COLUMBIA — Democratic candidate Jaime Harrison is threatening to withdraw from South Carolina's second U.S. Senate race debate Friday night against Republican incumbent Lindsey Graham after the senator rejected a demand that he take another coronavirus test.
In a statement Thursday evening, Harrison said that he and the moderators for Friday's debate hosted by television station WSPA in Spartanburg had agreed to take a COVID-19 test before the debate, and he called on Graham to do the same.
"Of course, the upcoming debates can be held, and held safely," Harrison said. "But if Sen. Graham will not take a coronavirus test, I cannot responsibly debate in person tomorrow night and allow politics to put my family, my campaign staff, Sen. Graham’s staff, and members of the media at unnecessary risk."
Graham responded by noting that Harrison had not made a similar testing demand for reporters at The Post and Courier before an interview Wednesday for the newspaper's Pints & Politics series.
"The only difference between then and now is Mr. Harrison faced hard questions, and his answers confirmed what we already knew: Jaime Harrison is too liberal for South Carolina," Graham said.
Graham said he would follow the guidance of his doctors, not his political opponent, and insisted he had "taken the coronavirus threat to our state and nation very seriously."
"What has changed is not the seriousness of coronavirus — what has changed is the threat Mr. Harrison faces from scrutiny," Graham said. "Whether Mr. Harrison attends tomorrow’s debate is his decision, not mine. I will be there."
A Harrison campaign spokesman did not respond to request for comment about whether the former state Democratic Party chairman would go forward with pulling out from the debate after Graham denied his request.
But in a follow-up statement, Harrison said the test "would make it safer for the dozens of hard working people who are putting this event together for the good of the voters."
"This isn't about anyone’s campaign, it’s about keeping people safe — and if Senator Graham is unwilling to do that, he needs to explain why," Harrison said.
The debate Friday night is set to be the second of three debates between the two candidates before the Nov. 3 election. None of the debates will allow live audiences in keeping with recommendations from health experts about preventing the spread of the virus.
The rules that the campaigns previously agreed to for Friday night's debate already included a requirement that the candidates have their temperature taken before entering the studio, Graham's campaign spokesman said.
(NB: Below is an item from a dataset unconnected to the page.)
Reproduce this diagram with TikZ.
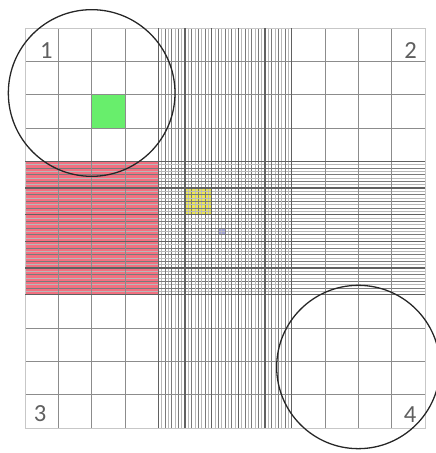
\documentclass[tikz,border=0pt]{standalone}
\usepackage{fontspec}
\setmainfont{Carlito}
\usepackage{tikz}
\definecolor{cellpink}{RGB}{242,112,128}
\definecolor{cellgreen}{RGB}{104,238,108}
\definecolor{cellyellow}{RGB}{238,232,84}
\definecolor{cellblue}{RGB}{110,110,200}
\definecolor{labelgray}{RGB}{95,95,95}

\begin{document}
\begin{tikzpicture}[x=1cm, y=1cm, line width=0.6pt,
  coarse/.style={black!45, line width=0.8pt},
  heavy/.style={black!62, line width=1.2pt},
  fine/.style={black!52, line width=0.6pt},
  faint/.style={black!28, line width=0.5pt},
  zone/.style={black!85, line width=1.1pt},
  num/.style={text=labelgray, font=\fontsize{21}{24}\selectfont, inner sep=0pt}]
\useasboundingbox (-0.75,-0.75) rectangle (12.33,12.84);
\fill[cellpink] (0,4) rectangle (4,8);
\fill[cellgreen] (2,9) rectangle (3,10);
\fill[cellyellow] (4.8,6.4) rectangle (5.6,7.2);
\fill[cellblue, opacity=0.6] (5.8,5.8) rectangle (6,6);
% ruling of the central square, carried out to the edges
\foreach \k in {0,...,4}{
  \foreach \j in {0.1,0.3,0.5,0.7}{
    \draw[faint] (4+0.8*\k+\j,0) -- ++(0,12);
    \draw[faint] (0,4+0.8*\k+\j) -- ++(12,0);
  }
  \foreach \j in {0.2,0.4,0.6}{
    \draw[fine] (4+0.8*\k+\j,0) -- ++(0,12);
    \draw[fine] (0,4+0.8*\k+\j) -- ++(12,0);
  }
}
\foreach \i in {1,2,3,9,10,11}{
  \draw[coarse] (\i,0) -- ++(0,12);
  \draw[coarse] (0,\i) -- ++(12,0);
}
\draw[black!22, line width=0.8pt] (0,0) rectangle (12,12);
\foreach \k in {0,...,5}{
  \draw[heavy] (4+0.8*\k,0) -- ++(0,12);
  \draw[heavy] (0,4+0.8*\k) -- ++(12,0);
}
\draw[zone] (2,10.05) circle (2.5);
\draw[zone] (10,1.83) circle (2.45);
\node[num] (n1) at (0.64,11.32) {1};
\node[num] (n2) at (11.57,11.32) {2};
\node[num] (n3) at (0.45,0.42) {3};
\node[num] (n4) at (11.55,0.4) {4};
\end{tikzpicture}
\end{document}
In the first debate last week in Columbia, Harrison and Graham sparred over the nation's coronavirus response, the Supreme Court and a number of other policy issues. Harrison put up Plexiglas next to his podium as an added precaution for that debate, a step that Graham did not take.
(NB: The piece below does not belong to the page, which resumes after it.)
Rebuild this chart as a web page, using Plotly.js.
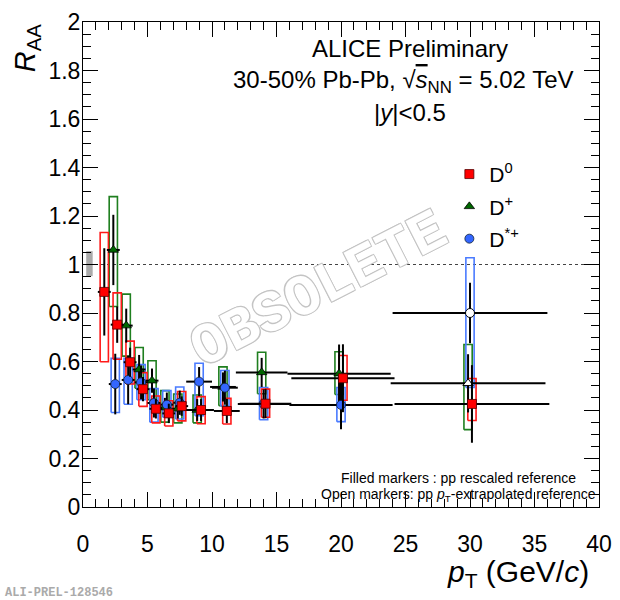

President Donald Trump and several Republican senators, including some who had been in a committee meeting with Graham, tested positive for the coronavirus last week. But Graham and his staff took a coronavirus test last Friday and they all reported that the results had come back negative.
Graham's campaign spokesman said the physician who oversaw the senator's test last week and the attending physician of the U.S. Congress told him that he did not require a quarantine or additional testing and could return to normal activities. The senator also tweeted a note from the attending physician saying he does not require coronavirus testing.
Polls have shown a neck-and-neck race between the candidates in a state that has not seen a Democrat win a U.S. Senate race since 1998. Election forecasters have recently shifted their predictions from favoring Graham to a "toss up" in which either candidate may come out on top.